Satisfying Satie

Margaret Leng Tan, doyenne of the toy piano, was one of the recipients of the Cultural Medallion 2015. PHOTO: NAC



Margaret Leng Tan (piano, toy piano), Daniel Jenkins (narration)

Gallery Theatre, National Museum of Singapore/Last Friday

Descriptions of "eccentric", "fascinating" and "brilliant" are never far off when referring to the music, writing and persona of French composer Erik Satie, and yet many would have already heard his atmospheric works in films and on television without realising it.

Margaret Leng Tan, doyenne of the toy piano and music of John Cage, can often be described in a similar fashion. This homage to Satie's music and his influence on avant- garde composers who followed was conceived and first performed by Tan in New York in 2012, and this evening's performance was heartfelt, illuminating and captivating.

The first half consisted of a set of Satie works that included the obligatory Gymnopedie (No. 3), with parts performed on toy piano. It was punctuated by readings of Satie's own writings, including his rib-tickling A Day In The Life Of A Musician, by theatre veteran Daniel Jenkins.

Sports Et Divertissements (Sport And Recreation), 21 miniature poems and music published in an album with illustrations by Charles Martin, closed the first half. The work combined Tan's sensitive piano-playing and Jenkins' reading with Martin's illustrations projected in the background, and was the best possible introduction for the Satie neophyte and enthusiast alike to his quirky, wondrous world.

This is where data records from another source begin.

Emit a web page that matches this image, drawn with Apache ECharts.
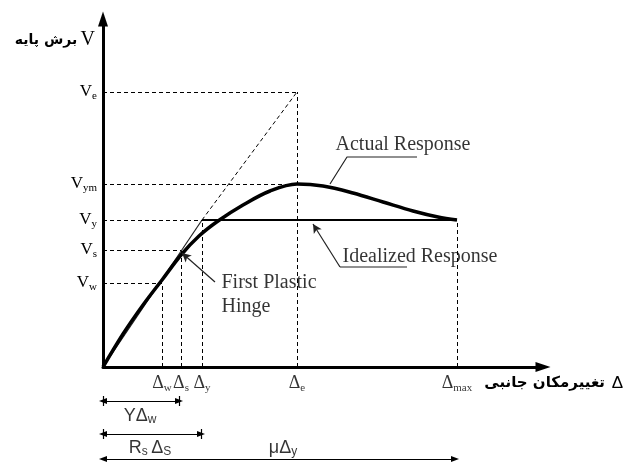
<!DOCTYPE html>
<html>
<head>
<meta charset="utf-8">
<title>pushover curve</title>
<script src="https://cdn.jsdelivr.net/npm/echarts@6/dist/echarts.min.js"></script>
<style>
  html, body { margin: 0; padding: 0; background: #fff; }
  #chart { width: 629px; height: 463px; }
</style>
</head>
<body>
<div id="chart"></div>
<script>
// actual response (capacity curve), drift vs base shear, arbitrary units
const curveX = [0, 20, 40, 59, 78, 96, 115, 140, 167, 194, 220, 250, 280, 310, 335, 354];
const curveY = [0, 33, 62, 87, 112, 131, 146, 162, 176, 183, 181, 174, 165, 156, 150, 147];

// bilinear idealization
const idealX = [0, 99, 354];
const idealY = [0, 147, 147];

// elastic extension (dashed) up to Ve
const elasticX = [99, 194];
const elasticY = [147, 275];

// tick labels
const vTicks = [84, 117, 147, 183, 275];
const vSubs = ['w', 's', 'y', 'ym', 'e'];
const vGuideEnd = [59, 78, 99, 194, 194];   // where the dashed guide meets the curve
const dTicks = [59, 78, 99, 194, 354];
const dSubs = ['w', 's', 'y', 'e', 'max'];
const dGuideTop = [84, 117, 147, 275, 147];

// dimension arrows under the axis
const dimEnd = [76, 98, 352];
const dimLevel = [-34, -67, -92];
const dimText = ['{a|Y}{a|Δ}{s|w}', '{a|R}{s|s} {a|Δ}{s|S}', '{a|μΔ}{s|y}'];
const dimTextX = [37, 47, 180];
const dimTextY = [-49, -81, -81];

// notes
const noteText = ['Actual Response', 'Idealized Response', 'First Plastic\nHinge'];
const noteX = [232, 239, 118];
const noteY = [222, 110, 72];

const actualLeader = [[314, 210], [244, 210], [227, 183]];
const idealLeader = [[304, 100], [237, 100], [210, 143]];
const hingeLeader = [[112, 85], [79, 114]];

const yTop = 348;

const serif = 'Liberation Serif';
const sans = 'Liberation Sans';
const farsi = 'DejaVu Sans';

const chart = echarts.init(document.getElementById('chart'));

const seg = (a, b) => [{ coord: a }, { coord: b }];

const dashedGuides = [];
vTicks.forEach((v, i) => dashedGuides.push(seg([0, v], [vGuideEnd[i], v])));
dTicks.forEach((d, i) => dashedGuides.push(seg([d, 0], [d, dGuideTop[i]])));
dashedGuides.push(seg([elasticX[0], elasticY[0]], [elasticX[1], elasticY[1]]));

const dimLines = dimEnd.map((e, i) => seg([0, dimLevel[i]], [e, dimLevel[i]]));
const dimTicks = [];
dimEnd.forEach((e, i) => {
  dimTicks.push(seg([0, dimLevel[i] - 5], [0, dimLevel[i] + 5]));
  dimTicks.push(seg([e, dimLevel[i] - 5], [e, dimLevel[i] + 5]));
});

const plainMark = {
  silent: true,
  label: { show: false },
  emphasis: { disabled: true },
  animation: false
};

const option = {
  animation: false,
  grid: { left: 103, right: 86, top: 19, bottom: 0, outerBoundsMode: 'none', containLabel: false },
  xAxis: {
    type: 'value',
    min: 0,
    max: 440,
    splitLine: { show: false },
    axisTick: { show: false },
    axisLabel: { show: false },
    axisLine: {
      onZero: true,
      symbol: ['none', 'triangle'],
      symbolSize: [10, 15],
      lineStyle: { color: '#000', width: 3 }
    },
    name: '{fa|تغییرمکان جانبی}  {d|Δ}',
    nameLocation: 'end',
    nameGap: 80,
    nameTextStyle: {
      align: 'right',
      verticalAlign: 'top',
      padding: [8, 0, 0, 0],
      rich: {
        fa: { fontFamily: farsi, fontWeight: 'bold', fontSize: 15, color: '#000' },
        d: { fontFamily: sans, fontSize: 17, color: '#000' }
      }
    }
  },
  yAxis: {
    type: 'value',
    min: -96,
    max: yTop,
    splitLine: { show: false },
    axisTick: { show: false },
    axisLine: { show: false },
    axisLabel: {
      customValues: vTicks,
      margin: 6,
      formatter: v => '{v|V}{s|' + vSubs[vTicks.indexOf(v)] + '}',
      rich: {
        v: { fontFamily: serif, fontSize: 17, lineHeight: 20, color: '#000' },
        s: { fontFamily: serif, fontSize: 11, lineHeight: 12, verticalAlign: 'bottom', color: '#000' }
      }
    },
    name: '{fa|برش پایه} {v|V}',
    nameLocation: 'end',
    nameGap: -21,
    nameTextStyle: {
      align: 'right',
      verticalAlign: 'middle',
      padding: [0, 8, 0, 0],
      rich: {
        fa: { fontFamily: farsi, fontWeight: 'bold', fontSize: 14, color: '#000' },
        v: { fontFamily: serif, fontSize: 20, color: '#000' }
      }
    }
  },
  series: [
    {
      // dashed guides
      type: 'line',
      data: [],
      z: 2,
      markLine: Object.assign({
        symbol: ['none', 'none'],
        lineStyle: { color: '#000', width: 1, type: [4, 3] },
        data: dashedGuides
      }, plainMark)
    },
    {
      // y axis with arrow
      type: 'line',
      data: [],
      z: 3,
      markLine: Object.assign({
        symbol: ['none', 'triangle'],
        symbolSize: [10, 15],
        lineStyle: { color: '#000', width: 3, type: 'solid' },
        data: [seg([0, 0], [0, yTop])]
      }, plainMark)
    },
    {
      name: 'Idealized elastic',
      type: 'line',
      data: idealX.slice(0, 2).map((x, i) => [x, idealY[i]]),
      symbol: 'none',
      silent: true,
      z: 3,
      lineStyle: { color: '#222', width: 1.2 }
    },
    {
      name: 'Idealized plastic',
      type: 'line',
      data: idealX.slice(1).map((x, i) => [x, idealY[i + 1]]),
      symbol: 'none',
      silent: true,
      z: 3,
      lineStyle: { color: '#000', width: 2 }
    },
    {
      name: 'Actual Response',
      type: 'line',
      data: curveX.map((x, i) => [x, curveY[i]]),
      smooth: 0.35,
      symbol: 'none',
      silent: true,
      z: 4,
      lineStyle: { color: '#000', width: 3.5 }
    },
    {
      // leaders
      type: 'line',
      data: actualLeader,
      symbol: 'none',
      silent: true,
      z: 3,
      lineStyle: { color: '#222', width: 1.2 }
    },
    {
      type: 'line',
      data: idealLeader.slice(0, 2),
      symbol: 'none',
      silent: true,
      z: 3,
      lineStyle: { color: '#222', width: 1.2 },
      markLine: Object.assign({
        symbol: ['none', 'arrow'],
        symbolSize: [7, 9],
        lineStyle: { color: '#222', width: 1.2, type: 'solid' },
        data: [seg(idealLeader[1], idealLeader[2]), seg(hingeLeader[0], hingeLeader[1])]
      }, plainMark)
    },
    {
      // dimension arrows
      type: 'line',
      data: [],
      z: 3,
      markLine: Object.assign({
        symbol: ['triangle', 'triangle'],
        symbolSize: [6, 8],
        lineStyle: { color: '#000', width: 1.2, type: 'solid' },
        data: dimLines
      }, plainMark)
    },
    {
      type: 'line',
      data: [],
      z: 3,
      markLine: Object.assign({
        symbol: ['none', 'none'],
        lineStyle: { color: '#000', width: 1.2, type: 'solid' },
        data: dimTicks
      }, plainMark)
    },
    {
      // drift tick labels, hung under the zero line
      type: 'scatter',
      symbolSize: 1,
      silent: true,
      itemStyle: { color: 'rgba(0,0,0,0)' },
      data: dTicks.map((d, i) => ({ value: [d, 0], name: '{d|Δ}{s|' + dSubs[i] + '}' })),
      label: {
        show: true,
        position: 'bottom',
        distance: 6,
        formatter: p => p.name,
        rich: {
          d: { fontFamily: serif, fontSize: 18, lineHeight: 20, color: '#000' },
          s: { fontFamily: serif, fontSize: 11, lineHeight: 12, verticalAlign: 'bottom', color: '#000' }
        }
      }
    },
    {
      // notes
      type: 'scatter',
      symbolSize: 1,
      silent: true,
      itemStyle: { color: 'rgba(0,0,0,0)' },
      data: noteText.map((t, i) => ({ value: [noteX[i], noteY[i]], name: t })),
      label: {
        show: true,
        position: 'right',
        distance: 0,
        align: 'left',
        formatter: p => p.name,
        fontFamily: serif,
        fontSize: 20,
        lineHeight: 24,
        color: '#000'
      }
    },
    {
      // dimension labels
      type: 'scatter',
      symbolSize: 1,
      silent: true,
      itemStyle: { color: 'rgba(0,0,0,0)' },
      data: dimText.map((t, i) => ({ value: [dimTextX[i], dimTextY[i]], name: t })),
      label: {
        show: true,
        position: 'inside',
        formatter: p => p.name,
        rich: {
          a: { fontFamily: sans, fontSize: 18, lineHeight: 20, color: '#000' },
          s: { fontFamily: sans, fontSize: 12, lineHeight: 12, verticalAlign: 'bottom', color: '#000' }
        }
      }
    }
  ]
};

chart.setOption(option);
window.addEventListener('resize', () => chart.resize());
</script>
</body>
</html>
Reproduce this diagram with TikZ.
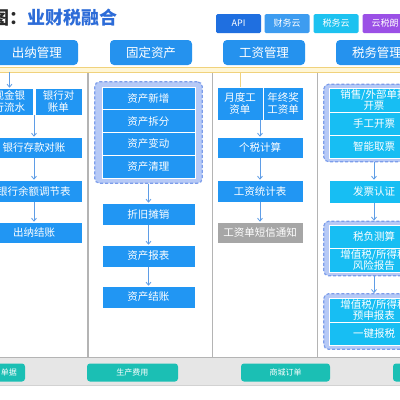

A sequence of works influenced by Satie followed the interval, beginning with Catalan composer Federico Mompou's Dance No. 1. Two Cage works followed, both performed to synchronised videos which included sequences of Tan performing the same pieces, and her live show with 11 other pre-recorded toy pianos. The concert ended with Satie Blues by Toby Twining, which combined video, choreography and Tan on toy piano.

The minimalist writing of Satie and other composers in the line-up meant that Tan played a tiny fraction of the notes that would be heard in a typical classical piano recital. However, fast finger work is but one element of "virtuosity" in performance.

Her exquisite timing and feel for the music, Jenkins' brilliant characterisations, the inspired programming and stunning video backdrops made this an immensely compelling performance.

Presented by the National Museum in conjunction with an exhibition of French art, this performance was Tan's first in Singapore since she received the Cultural Medallion in 2015.

The technical preparation behind it was clearly immense and the performance, world-class. It was gratifying that Tan played to a near-capacity crowd in the 247-seat venue, but given the hours of preparation, it was a pity the performancewas not run over multiple evenings.